La responsabilidad compartida: ni banalización ni criminalización
Defender el derecho al aborto no implica celebrarlo ni trivializarlo. El aborto es un derecho, pero también un procedimiento médico que ninguna mujer desea tener que ejercer. Como bien señaló la ministra Mónica García al presentar los datos de 2024, casi la mitad de las mujeres que abortaron (49,14%) no habían empleado ningún método anticonceptivo. Esto evidencia un fracaso colectivo en políticas de educación sexual, acceso a anticonceptivos y prevención.
Hay que decirlo con claridad: utilizar el aborto como método anticonceptivo habitual es una irresponsabilidad sanitaria y personal. Los estudios muestran que entre el 4 y el 6% de las mujeres que abortan ya habían tenido una interrupción voluntaria del embarazo previa. Aunque este porcentaje no es mayoritario, refleja casos en los que no se adoptaron medidas anticonceptivas efectivas tras el primer aborto. La gratuidad de anticonceptivos de larga duración, la educación sexual integral y el acceso temprano a métodos eficaces deben ser prioridades absolutas.
Tampoco es aceptable banalizar o presumir del aborto en redes sociales como si fuera un acto trivial o una reivindicación identitaria. El aborto es un derecho que debe ejercerse con seriedad, información y acompañamiento sanitario adecuado. La trivialización del aborto en ciertos discursos no ayuda a normalizarlo como derecho sanitario; al contrario, alimenta la polarización y dificulta el respeto mutuo entre posiciones legítimamente diferentes.
Al mismo tiempo, criminalizar o estigmatizar a las mujeres que abortan es igualmente inaceptable. Las mujeres que interrumpen un embarazo lo hacen por razones profundamente personales que merecen respeto. Nadie debería ser juzgado, señalado o acosado por ejercer un derecho legal.
 

Conclusión: proteger la libertad de conciencia sin vulnerar derechos
La legislación española establece un marco legal que, en papel, protege adecuadamente la confidencialidad de los profesionales objetores mediante registros administrativos no públicos, con acceso restringido y garantías contra la discriminación. Sin embargo, la efectividad práctica de estas protecciones depende de su aplicación rigurosa y de que no se genere un clima de señalamiento o estigmatización profesional.
Los profesionales sanitarios que objetan por motivos de conciencia tienen derecho al anonimato frente al público general, pero no frente a las autoridades sanitarias responsables de organizar los servicios, lo cual es razonable y necesario aunque podría ser mejorable.
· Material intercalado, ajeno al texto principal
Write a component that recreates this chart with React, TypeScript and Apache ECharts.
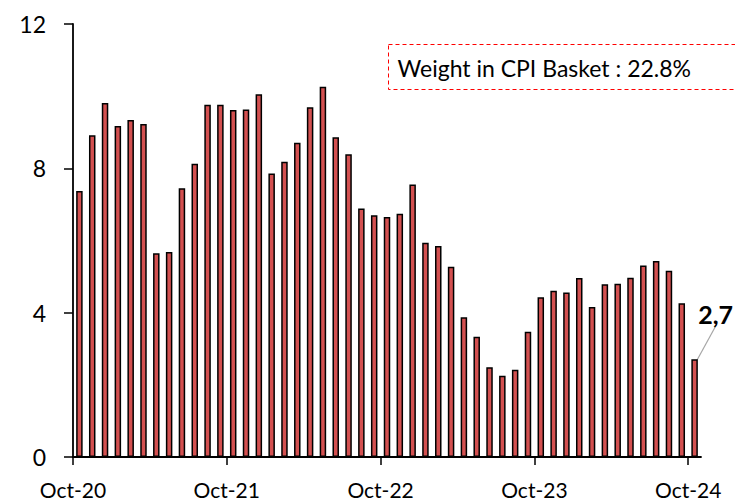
import React, { useEffect, useRef } from "react";
import * as echarts from "echarts";

const months: string[] = [];
const monthNames = ["Oct", "Nov", "Dec", "Jan", "Feb", "Mar", "Apr", "May", "Jun", "Jul", "Aug", "Sep"];
for (let i = 0; i < 49; i++) {
  const yr = 20 + Math.floor((i + 9) / 12);
  months.push(monthNames[i % 12] + "-" + yr);
}

const values: number[] = [
  7.37, 8.92, 9.81, 9.17, 9.34, 9.23, 5.65, 5.68, 7.45, 8.13, 9.76, 9.76,
  9.62, 9.63, 10.05, 7.86, 8.18, 8.71, 9.69, 10.26, 8.86, 8.39, 6.89, 6.7,
  6.65, 6.74, 7.55, 5.94, 5.85, 5.27, 3.87, 3.33, 2.49, 2.25, 2.42, 3.47,
  4.43, 4.61, 4.56, 4.96, 4.16, 4.79, 4.8, 4.97, 5.31, 5.43, 5.16, 4.26,
  2.71,
];

const tickLabels: string[] = ["Oct-20", "Oct-21", "Oct-22", "Oct-23", "Oct-24"];
const tickPositions: number[] = [0, 12, 24, 36, 48];
const lastLabel = "2,7";
const noteText = "Weight in CPI Basket : 22.8%";

const FONT = "Lato, 'Open Sans', sans-serif";

export default function App() {
  const ref = useRef<HTMLDivElement>(null);
  useEffect(() => {
    if (!ref.current) return;
    const chart = echarts.init(ref.current, undefined, { renderer: "svg" });
    const data = values.map((v, i) =>
      i === values.length - 1
        ? {
            value: v,
            label: {
              show: true,
              position: "top",
              formatter: lastLabel,
              fontFamily: FONT,
              fontWeight: "bold",
              fontSize: 25,
              color: "#000",
            },
            labelLine: { show: true, lineStyle: { color: "#A6A6A6", width: 1.2 } },
          }
        : v
    );
    chart.setOption({
      animation: false,
      textStyle: { fontFamily: FONT },
      grid: { left: 73, top: 24, right: 34, bottom: 44 },
      xAxis: [
        {
          type: "category",
          data: months,
          boundaryGap: true,
          axisLine: { show: true, lineStyle: { color: "#000", width: 1.8 } },
          axisTick: { show: false },
          axisLabel: { show: false },
          splitLine: { show: false },
        },
        {
          type: "value",
          position: "bottom",
          min: 0,
          max: 49,
          interval: 12,
          axisLine: { show: false },
          axisTick: {
            show: true,
            length: 8,
            lineStyle: { color: "#000", width: 1.5 },
            customValues: tickPositions,
          },
          axisLabel: {
            show: true,
            margin: 22,
            fontSize: 21,
            fontFamily: FONT,
            color: "#000",
            customValues: tickPositions,
            formatter: (v: number) => {
              const idx = tickPositions.indexOf(v);
              return idx >= 0 ? tickLabels[idx] : "";
            },
          },
          splitLine: { show: false },
        },
      ],
      yAxis: {
        type: "value",
        min: 0,
        max: 12,
        interval: 4,
        axisLine: { show: true, lineStyle: { color: "#000", width: 1.8 } },
        axisTick: { show: true, length: 9, lineStyle: { color: "#000", width: 1.5 } },
        axisLabel: { margin: 27, fontSize: 23, fontFamily: FONT, color: "#000" },
        splitLine: { show: false },
      },
      series: [
        {
          type: "bar",
          xAxisIndex: 0,
          data,
          barWidth: 6.5,
          itemStyle: { color: "#D35050", borderColor: "#000", borderWidth: 1.5 },
          labelLayout: (p: any) => (p.dataIndex === values.length - 1 ? { dx: 21, dy: -28 } : {}),
        },
      ],
      graphic: [
        {
          type: "group",
          left: 388,
          top: 44,
          children: [
            {
              type: "rect",
              shape: { x: 0, y: 0, width: 360, height: 45 },
              style: { fill: "#fff", stroke: "#FF0000", lineWidth: 1, lineDash: [4, 3] },
            },
            {
              type: "text",
              x: 9,
              y: 23,
              style: {
                text: noteText,
                fontFamily: FONT,
                fontSize: 23,
                fill: "#000",
                verticalAlign: "middle",
              },
            },
          ],
        },
      ],
    });
    return () => chart.dispose();
  }, []);
  return <div ref={ref} style={{ width: 735, height: 501, position: "absolute", left: 0, top: 0 }} />;
}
El desafío está en garantizar que esta información interna no se convierta en una herramienta de discriminación laboral, algo que la ley prohíbe pero que la práctica puede permitir si no hay vigilancia estricta.
El debate debe centrarse en cómo garantizar ambos derechos sin falsos dilemas ni confusiones interesadas. Confundir abortos espontáneos con abortos voluntarios, como ha hecho Ayuso, o presentar los registros confidenciales como “listas negras” públicas, no ayuda a resolver el problema real: cómo organizar un sistema sanitario público que garantice el acceso efectivo al aborto sin obligar a nadie a actuar contra su conciencia.
La solución pasa por contratar suficientes profesionales no objetores, normalizar el aborto como prestación sanitaria en la red pública, proteger estrictamente la confidencialidad de los datos de objetores, sancionar cualquier discriminación laboral y, paralelamente, invertir en educación sexual y acceso gratuito a anticonceptivos para reducir los embarazos no deseados. Solo así se respetarán todos los derechos en juego: el de las mujeres a decidir, el de los profesionales a objetar y el de toda la sociedad a una sanidad pública de calidad, equitativa y basada en derechos fundamentales.